New executive order in USA requires agencies to publish ‘open data’
One of the themes of our book is the continued progress in the open data movement. US President Barack Obama recently signed an Executive Order to make government-held data more accessible to the public, declaring that information is a valuable resource and strategic asset for the United States. The Memorandum establishes a framework to help institutionalise the principles of effective information management at each stage of the information’s useful life to promote interoperability and openness.
The Memorandum requires all major federal agencies under the executive branch to make their data “easy to find, accessible, and usable,” with an important caveat: “wherever possible and legally permissible.” The White House also released a new set of open source software tools on Github that federal agencies can use to get more of their data out onto the web in software developer and user-friendly formats, including one script that converts databases into software APIs.

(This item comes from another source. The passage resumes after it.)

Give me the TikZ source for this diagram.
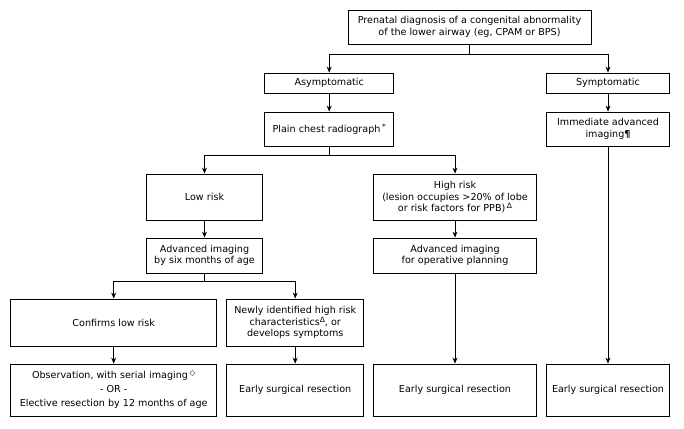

Those of us working in the geospatial field know very well that it takes more than memoranda to truly make more data available to those needing it, including geospatial data. So, in one sense, this type of news seems like something we’ve heard before. Too often, government orders are issued and portals are designed that gather cyber-dust, largely unused because no GIS users were actually consulted in the process. Still, this recent news is encouraging. It is our hope that the people creating portals and systems that result from this new executive order will actually consult with the GIS community. That way, the data is more likely to be useful to those who need it.